■ Work to complete ■
Retype exactly the lines from the first one through the line with "YAxis, CartesianGrid, Legend", including both ends; skip any pictures.

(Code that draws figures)
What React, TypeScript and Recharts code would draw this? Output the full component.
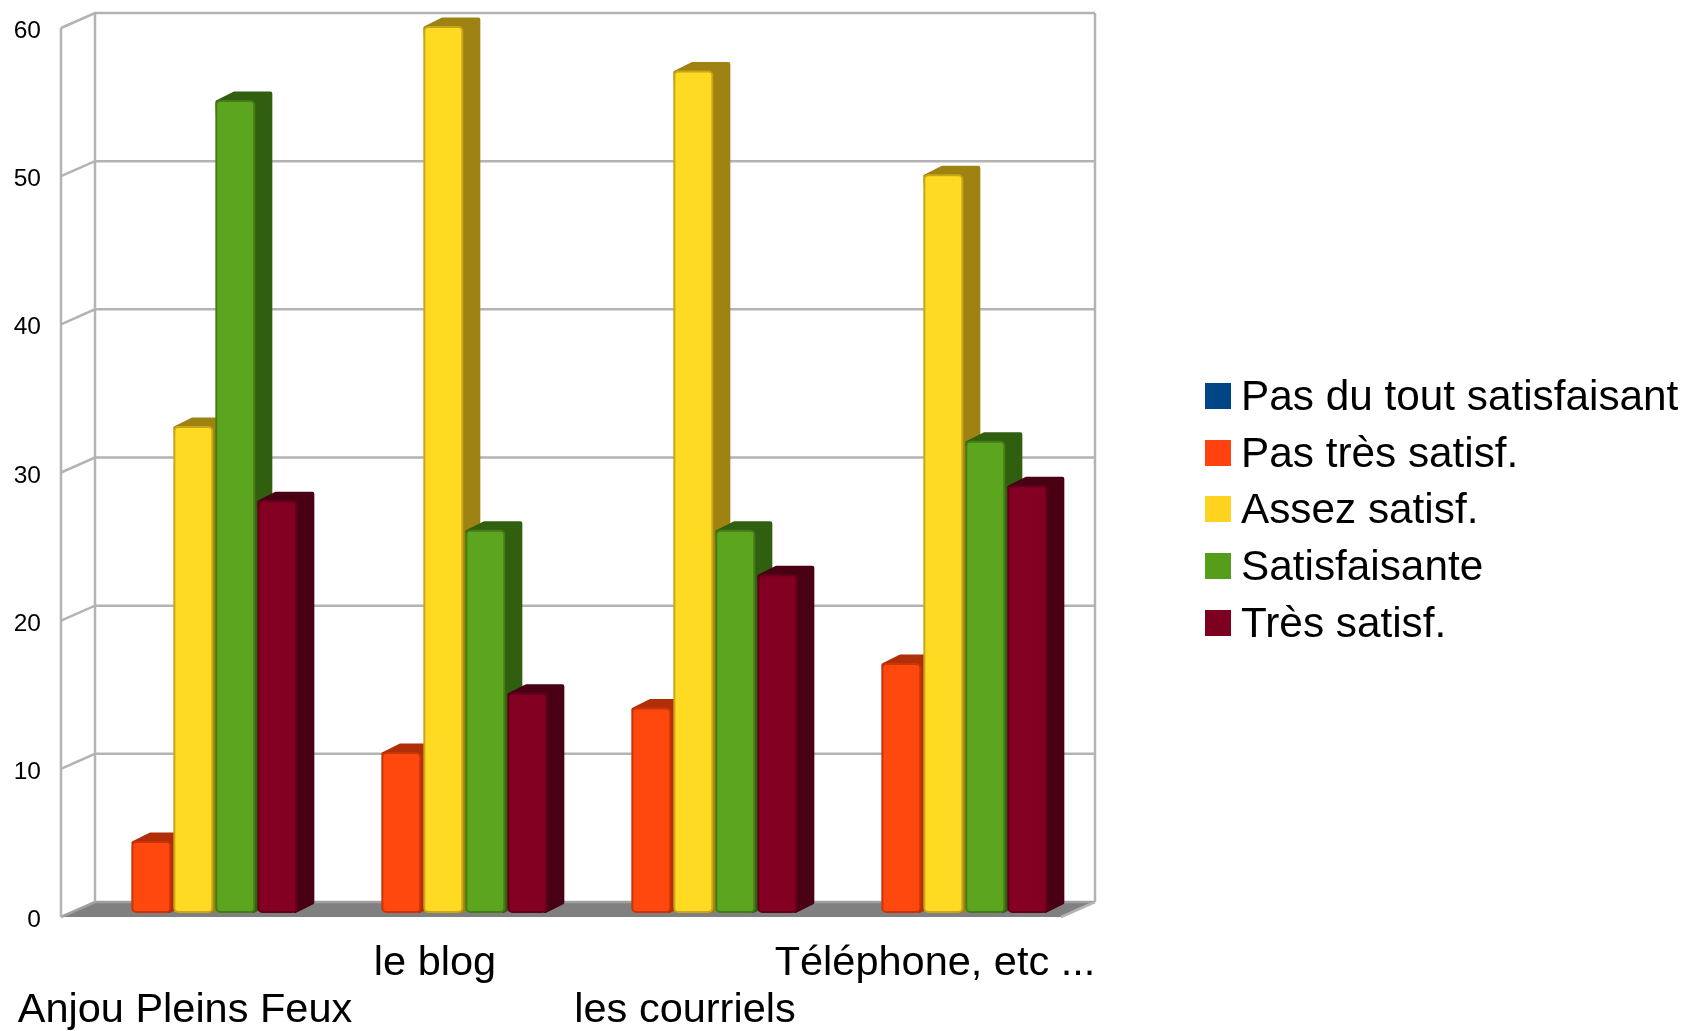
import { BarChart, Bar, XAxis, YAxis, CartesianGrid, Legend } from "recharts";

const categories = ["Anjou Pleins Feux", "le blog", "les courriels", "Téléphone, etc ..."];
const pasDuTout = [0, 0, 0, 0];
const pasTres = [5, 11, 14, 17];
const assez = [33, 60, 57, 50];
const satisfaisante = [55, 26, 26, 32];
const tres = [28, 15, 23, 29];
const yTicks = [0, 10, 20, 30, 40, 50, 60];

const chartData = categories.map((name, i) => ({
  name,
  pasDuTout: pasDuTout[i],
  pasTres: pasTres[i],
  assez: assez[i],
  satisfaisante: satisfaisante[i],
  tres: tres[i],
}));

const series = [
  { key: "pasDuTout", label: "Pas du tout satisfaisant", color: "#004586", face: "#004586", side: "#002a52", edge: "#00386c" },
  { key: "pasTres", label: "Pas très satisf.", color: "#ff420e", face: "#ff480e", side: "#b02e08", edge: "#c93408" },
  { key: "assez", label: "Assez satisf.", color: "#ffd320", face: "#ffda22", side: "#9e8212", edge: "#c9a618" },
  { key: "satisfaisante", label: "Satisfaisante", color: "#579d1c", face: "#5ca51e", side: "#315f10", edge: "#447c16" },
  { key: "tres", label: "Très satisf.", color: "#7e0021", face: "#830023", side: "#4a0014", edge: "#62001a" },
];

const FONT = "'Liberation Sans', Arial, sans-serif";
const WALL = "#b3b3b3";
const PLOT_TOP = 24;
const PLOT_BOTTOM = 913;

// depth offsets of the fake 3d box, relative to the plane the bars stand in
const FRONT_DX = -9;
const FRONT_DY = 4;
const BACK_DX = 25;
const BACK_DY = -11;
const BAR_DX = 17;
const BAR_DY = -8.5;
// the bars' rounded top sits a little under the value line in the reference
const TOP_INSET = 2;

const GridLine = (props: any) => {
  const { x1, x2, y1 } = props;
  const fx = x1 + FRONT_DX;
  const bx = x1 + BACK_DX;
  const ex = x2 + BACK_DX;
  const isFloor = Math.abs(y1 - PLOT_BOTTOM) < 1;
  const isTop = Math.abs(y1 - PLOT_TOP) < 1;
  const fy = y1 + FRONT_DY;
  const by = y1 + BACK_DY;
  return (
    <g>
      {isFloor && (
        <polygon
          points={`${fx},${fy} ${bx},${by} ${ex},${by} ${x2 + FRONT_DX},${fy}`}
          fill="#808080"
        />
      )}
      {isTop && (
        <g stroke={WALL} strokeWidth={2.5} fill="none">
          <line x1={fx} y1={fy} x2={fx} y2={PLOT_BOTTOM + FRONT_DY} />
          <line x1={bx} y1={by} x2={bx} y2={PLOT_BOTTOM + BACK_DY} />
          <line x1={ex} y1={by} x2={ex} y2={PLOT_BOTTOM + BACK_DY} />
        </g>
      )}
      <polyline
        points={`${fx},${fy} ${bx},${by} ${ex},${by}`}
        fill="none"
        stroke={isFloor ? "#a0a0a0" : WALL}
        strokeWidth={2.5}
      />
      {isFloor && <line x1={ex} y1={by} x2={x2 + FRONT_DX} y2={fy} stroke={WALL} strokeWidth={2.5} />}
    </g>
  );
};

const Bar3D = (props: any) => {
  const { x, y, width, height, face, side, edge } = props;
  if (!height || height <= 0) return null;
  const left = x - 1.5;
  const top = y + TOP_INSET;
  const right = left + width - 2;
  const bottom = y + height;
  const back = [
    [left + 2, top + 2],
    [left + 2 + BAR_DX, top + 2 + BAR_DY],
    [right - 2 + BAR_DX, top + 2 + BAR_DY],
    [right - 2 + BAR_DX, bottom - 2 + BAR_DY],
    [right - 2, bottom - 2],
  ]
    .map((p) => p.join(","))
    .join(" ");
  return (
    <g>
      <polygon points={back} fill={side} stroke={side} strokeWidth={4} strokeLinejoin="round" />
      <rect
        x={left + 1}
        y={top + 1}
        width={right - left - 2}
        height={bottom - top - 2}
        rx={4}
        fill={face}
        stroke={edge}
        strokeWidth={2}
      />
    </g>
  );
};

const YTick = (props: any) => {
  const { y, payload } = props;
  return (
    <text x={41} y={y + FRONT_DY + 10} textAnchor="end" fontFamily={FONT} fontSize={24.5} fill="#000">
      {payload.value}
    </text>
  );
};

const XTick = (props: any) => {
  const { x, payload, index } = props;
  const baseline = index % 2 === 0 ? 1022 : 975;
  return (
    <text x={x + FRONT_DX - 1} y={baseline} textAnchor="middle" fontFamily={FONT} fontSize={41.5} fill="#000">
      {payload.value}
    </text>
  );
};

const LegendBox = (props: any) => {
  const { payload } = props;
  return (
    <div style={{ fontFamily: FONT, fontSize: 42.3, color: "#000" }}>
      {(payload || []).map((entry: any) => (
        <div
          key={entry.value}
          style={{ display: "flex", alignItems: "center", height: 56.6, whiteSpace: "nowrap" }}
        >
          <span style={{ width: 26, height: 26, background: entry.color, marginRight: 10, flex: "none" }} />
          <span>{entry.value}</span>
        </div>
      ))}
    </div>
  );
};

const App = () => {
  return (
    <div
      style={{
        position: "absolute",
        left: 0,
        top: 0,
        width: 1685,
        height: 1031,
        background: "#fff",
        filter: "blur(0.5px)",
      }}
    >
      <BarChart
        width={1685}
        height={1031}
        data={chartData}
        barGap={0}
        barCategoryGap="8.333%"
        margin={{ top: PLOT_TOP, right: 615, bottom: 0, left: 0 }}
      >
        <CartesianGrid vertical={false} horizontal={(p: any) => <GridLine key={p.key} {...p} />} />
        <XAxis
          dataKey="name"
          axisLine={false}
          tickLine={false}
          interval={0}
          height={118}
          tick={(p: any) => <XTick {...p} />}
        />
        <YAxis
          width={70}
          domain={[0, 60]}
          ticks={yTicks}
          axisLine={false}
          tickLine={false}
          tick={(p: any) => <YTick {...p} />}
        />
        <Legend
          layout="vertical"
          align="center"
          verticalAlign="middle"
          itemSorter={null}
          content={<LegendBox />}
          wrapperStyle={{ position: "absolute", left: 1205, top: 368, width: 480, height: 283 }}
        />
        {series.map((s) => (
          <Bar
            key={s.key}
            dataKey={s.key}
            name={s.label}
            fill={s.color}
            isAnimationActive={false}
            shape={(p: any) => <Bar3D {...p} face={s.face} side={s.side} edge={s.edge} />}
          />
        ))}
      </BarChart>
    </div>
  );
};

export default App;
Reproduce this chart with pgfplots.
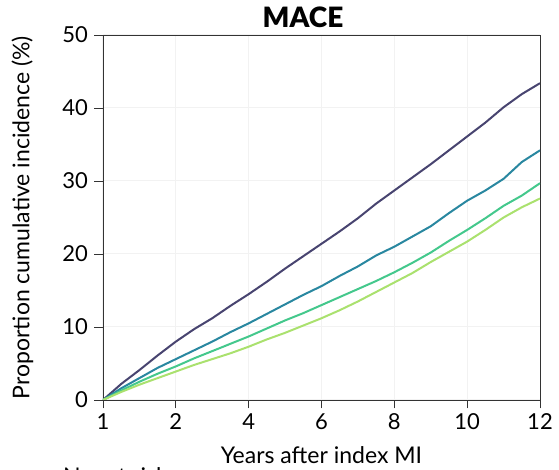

■ Exercise response ■
What React, TypeScript and Recharts code would draw this? Output the full component.
import { BarChart, Bar, XAxis, YAxis, CartesianGrid, Legend } from "recharts";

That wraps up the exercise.